Charts and diagrams as code:
/---
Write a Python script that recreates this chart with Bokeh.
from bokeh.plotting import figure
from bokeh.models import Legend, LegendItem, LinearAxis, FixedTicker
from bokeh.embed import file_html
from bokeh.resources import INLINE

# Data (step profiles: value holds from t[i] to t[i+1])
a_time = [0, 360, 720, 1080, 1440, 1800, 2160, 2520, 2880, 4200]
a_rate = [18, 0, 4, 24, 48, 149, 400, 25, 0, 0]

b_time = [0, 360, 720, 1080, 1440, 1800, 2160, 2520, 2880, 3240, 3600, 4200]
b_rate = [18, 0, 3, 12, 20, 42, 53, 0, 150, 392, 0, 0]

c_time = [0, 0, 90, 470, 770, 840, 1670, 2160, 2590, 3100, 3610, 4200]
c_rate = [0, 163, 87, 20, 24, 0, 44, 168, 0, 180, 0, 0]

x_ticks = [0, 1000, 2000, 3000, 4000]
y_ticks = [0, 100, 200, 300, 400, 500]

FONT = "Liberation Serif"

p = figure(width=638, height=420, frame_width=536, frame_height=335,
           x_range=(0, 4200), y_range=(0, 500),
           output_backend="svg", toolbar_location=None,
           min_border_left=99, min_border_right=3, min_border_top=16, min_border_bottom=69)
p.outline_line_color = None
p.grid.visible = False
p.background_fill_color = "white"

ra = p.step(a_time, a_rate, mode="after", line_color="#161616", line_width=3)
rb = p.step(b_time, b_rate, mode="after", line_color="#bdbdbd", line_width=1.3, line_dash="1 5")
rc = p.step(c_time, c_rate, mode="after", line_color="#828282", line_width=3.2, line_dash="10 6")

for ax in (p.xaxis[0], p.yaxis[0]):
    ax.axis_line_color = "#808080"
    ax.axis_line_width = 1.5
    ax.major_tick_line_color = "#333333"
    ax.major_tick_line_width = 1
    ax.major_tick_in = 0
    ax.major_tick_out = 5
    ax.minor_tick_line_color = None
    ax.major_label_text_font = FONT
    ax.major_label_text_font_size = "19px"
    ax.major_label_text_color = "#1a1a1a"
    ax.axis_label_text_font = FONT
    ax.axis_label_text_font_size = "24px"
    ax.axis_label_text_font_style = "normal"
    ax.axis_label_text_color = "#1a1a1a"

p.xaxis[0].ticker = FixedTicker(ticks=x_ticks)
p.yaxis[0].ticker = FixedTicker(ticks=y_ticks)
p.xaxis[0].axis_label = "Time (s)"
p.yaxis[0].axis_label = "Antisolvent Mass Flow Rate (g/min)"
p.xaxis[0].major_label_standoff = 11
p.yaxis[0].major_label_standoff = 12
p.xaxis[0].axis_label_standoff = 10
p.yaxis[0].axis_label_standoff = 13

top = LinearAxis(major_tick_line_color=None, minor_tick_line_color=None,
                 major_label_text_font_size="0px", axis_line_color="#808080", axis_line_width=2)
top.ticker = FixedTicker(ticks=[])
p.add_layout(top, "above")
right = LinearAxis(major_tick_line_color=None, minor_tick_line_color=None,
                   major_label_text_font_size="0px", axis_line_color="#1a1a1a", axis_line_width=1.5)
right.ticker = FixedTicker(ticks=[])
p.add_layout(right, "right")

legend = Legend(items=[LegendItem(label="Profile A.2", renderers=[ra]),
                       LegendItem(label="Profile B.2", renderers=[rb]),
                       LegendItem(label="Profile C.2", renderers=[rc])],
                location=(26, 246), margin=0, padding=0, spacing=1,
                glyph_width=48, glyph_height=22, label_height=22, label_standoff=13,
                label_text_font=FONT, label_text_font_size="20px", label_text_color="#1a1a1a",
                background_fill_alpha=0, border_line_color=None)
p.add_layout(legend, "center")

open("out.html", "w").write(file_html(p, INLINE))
\---
/---
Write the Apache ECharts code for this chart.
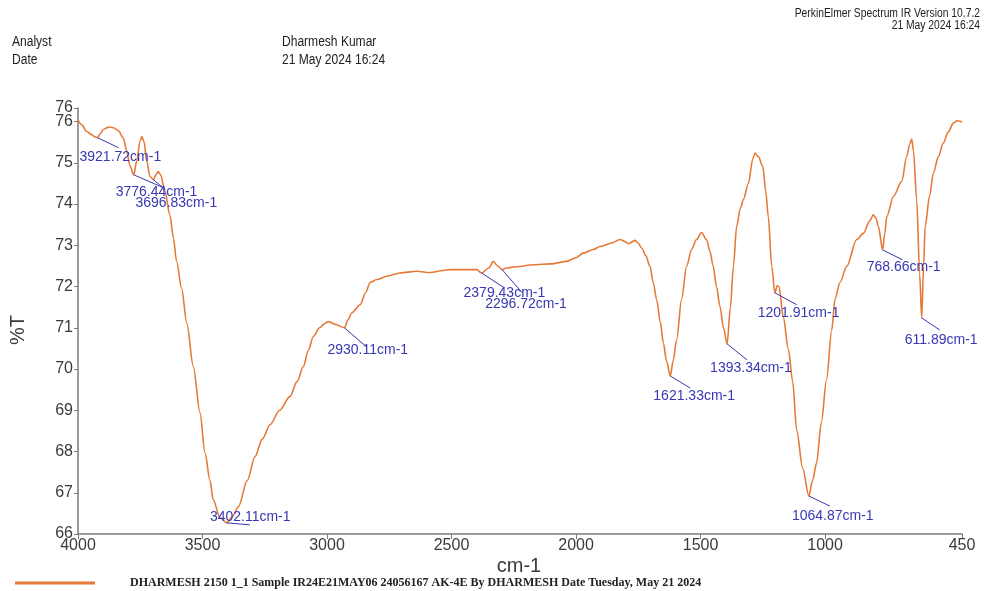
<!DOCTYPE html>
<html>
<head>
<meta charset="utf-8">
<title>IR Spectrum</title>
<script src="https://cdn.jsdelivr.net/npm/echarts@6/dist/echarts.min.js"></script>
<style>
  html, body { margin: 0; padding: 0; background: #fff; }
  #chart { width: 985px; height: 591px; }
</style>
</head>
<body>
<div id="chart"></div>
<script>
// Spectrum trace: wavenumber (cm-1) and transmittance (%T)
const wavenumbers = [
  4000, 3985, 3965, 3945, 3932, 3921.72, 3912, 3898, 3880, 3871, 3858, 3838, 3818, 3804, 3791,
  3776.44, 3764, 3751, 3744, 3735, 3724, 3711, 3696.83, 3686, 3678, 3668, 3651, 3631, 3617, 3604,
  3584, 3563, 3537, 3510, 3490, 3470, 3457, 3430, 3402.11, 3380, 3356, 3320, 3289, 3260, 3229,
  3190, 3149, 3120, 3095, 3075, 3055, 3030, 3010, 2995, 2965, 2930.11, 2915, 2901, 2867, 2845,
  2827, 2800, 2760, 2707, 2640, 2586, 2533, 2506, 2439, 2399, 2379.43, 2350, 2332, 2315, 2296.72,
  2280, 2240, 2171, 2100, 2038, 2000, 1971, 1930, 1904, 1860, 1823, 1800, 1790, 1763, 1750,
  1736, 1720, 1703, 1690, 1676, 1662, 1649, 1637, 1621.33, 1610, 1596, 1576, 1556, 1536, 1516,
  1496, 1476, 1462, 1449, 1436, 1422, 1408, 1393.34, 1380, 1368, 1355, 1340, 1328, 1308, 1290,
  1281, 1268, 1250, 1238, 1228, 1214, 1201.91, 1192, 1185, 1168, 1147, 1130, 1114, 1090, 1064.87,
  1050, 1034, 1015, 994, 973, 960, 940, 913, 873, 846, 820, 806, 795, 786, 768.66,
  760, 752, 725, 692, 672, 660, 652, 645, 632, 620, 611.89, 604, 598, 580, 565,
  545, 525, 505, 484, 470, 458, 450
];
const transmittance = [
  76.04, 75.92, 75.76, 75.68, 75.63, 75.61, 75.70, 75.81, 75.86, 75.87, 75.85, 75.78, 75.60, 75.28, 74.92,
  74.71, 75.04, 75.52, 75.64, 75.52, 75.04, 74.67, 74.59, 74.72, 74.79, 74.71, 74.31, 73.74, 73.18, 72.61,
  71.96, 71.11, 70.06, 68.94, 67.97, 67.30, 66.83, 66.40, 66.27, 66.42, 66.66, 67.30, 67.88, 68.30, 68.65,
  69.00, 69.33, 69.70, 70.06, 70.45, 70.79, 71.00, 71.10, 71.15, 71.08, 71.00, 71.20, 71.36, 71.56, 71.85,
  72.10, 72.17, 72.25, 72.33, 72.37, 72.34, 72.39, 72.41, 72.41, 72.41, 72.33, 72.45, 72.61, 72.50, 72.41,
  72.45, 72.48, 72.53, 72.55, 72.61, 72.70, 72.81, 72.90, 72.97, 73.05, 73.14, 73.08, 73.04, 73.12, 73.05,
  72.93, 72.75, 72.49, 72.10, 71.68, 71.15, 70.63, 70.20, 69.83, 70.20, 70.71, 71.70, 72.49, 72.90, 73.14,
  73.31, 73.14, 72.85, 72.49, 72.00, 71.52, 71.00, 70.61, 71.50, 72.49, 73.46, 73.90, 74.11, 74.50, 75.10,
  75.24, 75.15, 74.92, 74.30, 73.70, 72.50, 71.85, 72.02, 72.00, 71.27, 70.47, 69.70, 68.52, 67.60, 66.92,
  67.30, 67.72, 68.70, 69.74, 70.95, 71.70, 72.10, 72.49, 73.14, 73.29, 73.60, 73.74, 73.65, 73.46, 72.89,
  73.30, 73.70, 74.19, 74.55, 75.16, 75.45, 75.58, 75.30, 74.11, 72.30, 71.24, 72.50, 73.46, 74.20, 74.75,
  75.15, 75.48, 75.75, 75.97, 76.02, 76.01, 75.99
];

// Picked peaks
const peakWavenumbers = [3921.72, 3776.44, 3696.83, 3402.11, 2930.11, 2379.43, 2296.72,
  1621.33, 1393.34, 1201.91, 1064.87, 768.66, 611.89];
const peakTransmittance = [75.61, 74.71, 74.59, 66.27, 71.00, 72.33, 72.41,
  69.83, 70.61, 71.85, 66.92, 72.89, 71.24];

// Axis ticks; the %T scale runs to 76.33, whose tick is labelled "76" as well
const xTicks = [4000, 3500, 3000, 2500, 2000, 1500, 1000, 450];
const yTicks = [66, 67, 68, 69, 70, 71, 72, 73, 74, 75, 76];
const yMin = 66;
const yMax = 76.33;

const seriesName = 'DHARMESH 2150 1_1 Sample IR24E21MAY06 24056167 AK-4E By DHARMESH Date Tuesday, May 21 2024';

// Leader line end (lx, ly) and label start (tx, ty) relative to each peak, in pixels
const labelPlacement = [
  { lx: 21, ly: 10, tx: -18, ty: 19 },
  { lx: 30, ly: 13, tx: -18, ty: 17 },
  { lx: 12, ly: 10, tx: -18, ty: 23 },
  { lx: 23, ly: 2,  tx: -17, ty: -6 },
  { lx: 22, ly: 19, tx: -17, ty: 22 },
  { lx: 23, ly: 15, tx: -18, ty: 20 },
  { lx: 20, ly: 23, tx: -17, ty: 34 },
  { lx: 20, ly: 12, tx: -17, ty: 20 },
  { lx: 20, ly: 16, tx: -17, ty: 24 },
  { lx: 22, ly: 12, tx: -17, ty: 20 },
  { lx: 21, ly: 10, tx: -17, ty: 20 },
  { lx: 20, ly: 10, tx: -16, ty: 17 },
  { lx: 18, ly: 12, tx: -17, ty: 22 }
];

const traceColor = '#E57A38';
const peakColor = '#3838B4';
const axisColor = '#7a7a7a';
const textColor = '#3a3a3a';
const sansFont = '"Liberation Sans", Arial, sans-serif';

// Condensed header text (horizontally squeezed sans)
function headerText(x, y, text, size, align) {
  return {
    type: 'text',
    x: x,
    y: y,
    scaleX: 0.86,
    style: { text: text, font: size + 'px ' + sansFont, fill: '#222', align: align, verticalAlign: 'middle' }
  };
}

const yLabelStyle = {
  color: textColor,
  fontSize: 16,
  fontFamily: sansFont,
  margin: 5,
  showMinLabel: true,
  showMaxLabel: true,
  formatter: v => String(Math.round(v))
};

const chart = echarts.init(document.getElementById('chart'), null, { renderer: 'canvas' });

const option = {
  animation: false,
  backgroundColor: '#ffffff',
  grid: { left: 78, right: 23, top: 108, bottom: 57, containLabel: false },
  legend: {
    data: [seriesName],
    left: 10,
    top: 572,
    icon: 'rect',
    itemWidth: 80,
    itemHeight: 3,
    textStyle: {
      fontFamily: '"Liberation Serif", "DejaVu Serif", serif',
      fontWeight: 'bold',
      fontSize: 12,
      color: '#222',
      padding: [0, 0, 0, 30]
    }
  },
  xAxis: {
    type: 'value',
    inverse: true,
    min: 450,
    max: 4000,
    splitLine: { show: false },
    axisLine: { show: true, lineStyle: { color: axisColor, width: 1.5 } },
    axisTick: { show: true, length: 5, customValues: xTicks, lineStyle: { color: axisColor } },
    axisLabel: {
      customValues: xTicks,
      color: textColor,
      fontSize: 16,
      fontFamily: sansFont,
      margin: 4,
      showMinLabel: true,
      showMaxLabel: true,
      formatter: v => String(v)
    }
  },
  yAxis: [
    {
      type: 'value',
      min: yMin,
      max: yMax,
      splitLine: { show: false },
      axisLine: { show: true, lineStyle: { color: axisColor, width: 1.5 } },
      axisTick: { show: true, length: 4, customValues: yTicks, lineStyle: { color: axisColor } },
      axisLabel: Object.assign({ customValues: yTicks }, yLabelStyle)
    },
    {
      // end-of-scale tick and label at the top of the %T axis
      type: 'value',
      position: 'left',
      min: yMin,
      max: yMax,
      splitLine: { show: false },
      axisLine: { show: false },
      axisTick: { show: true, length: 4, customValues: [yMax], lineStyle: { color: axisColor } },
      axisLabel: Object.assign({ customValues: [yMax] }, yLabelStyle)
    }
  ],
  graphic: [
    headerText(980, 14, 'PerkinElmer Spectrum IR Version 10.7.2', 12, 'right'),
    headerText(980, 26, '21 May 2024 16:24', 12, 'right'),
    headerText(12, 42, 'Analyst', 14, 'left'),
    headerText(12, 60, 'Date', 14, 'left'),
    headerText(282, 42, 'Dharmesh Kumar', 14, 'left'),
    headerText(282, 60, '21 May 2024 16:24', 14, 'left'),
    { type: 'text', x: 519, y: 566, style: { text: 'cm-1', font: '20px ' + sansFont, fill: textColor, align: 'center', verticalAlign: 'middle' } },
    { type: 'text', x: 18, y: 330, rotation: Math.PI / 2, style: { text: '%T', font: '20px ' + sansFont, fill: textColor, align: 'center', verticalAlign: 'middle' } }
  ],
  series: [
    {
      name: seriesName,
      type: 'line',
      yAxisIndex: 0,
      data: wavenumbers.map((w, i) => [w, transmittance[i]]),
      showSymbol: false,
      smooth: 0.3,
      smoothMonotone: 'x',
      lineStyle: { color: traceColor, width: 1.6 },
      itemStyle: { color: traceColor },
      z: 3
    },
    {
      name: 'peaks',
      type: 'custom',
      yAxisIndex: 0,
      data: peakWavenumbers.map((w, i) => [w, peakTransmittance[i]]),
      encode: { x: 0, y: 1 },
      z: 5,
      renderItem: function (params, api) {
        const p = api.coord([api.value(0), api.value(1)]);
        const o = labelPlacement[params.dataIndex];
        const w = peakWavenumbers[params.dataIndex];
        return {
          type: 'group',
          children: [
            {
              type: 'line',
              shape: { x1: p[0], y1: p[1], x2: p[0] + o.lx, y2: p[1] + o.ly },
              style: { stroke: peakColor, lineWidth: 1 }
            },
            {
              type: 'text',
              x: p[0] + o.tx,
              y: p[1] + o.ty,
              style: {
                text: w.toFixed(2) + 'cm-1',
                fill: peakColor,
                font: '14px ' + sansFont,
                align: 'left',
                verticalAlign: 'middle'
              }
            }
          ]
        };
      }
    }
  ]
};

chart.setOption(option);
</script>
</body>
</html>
\---
- **Problem details**: Among the lines of the material, find those that hold the word "script" and copy them.

- **Task answer**:
Write a Python script that recreates this chart with Bokeh.
<script src="https://cdn.jsdelivr.net/npm/echarts@6/dist/echarts.min.js"></script>
<script>
</script>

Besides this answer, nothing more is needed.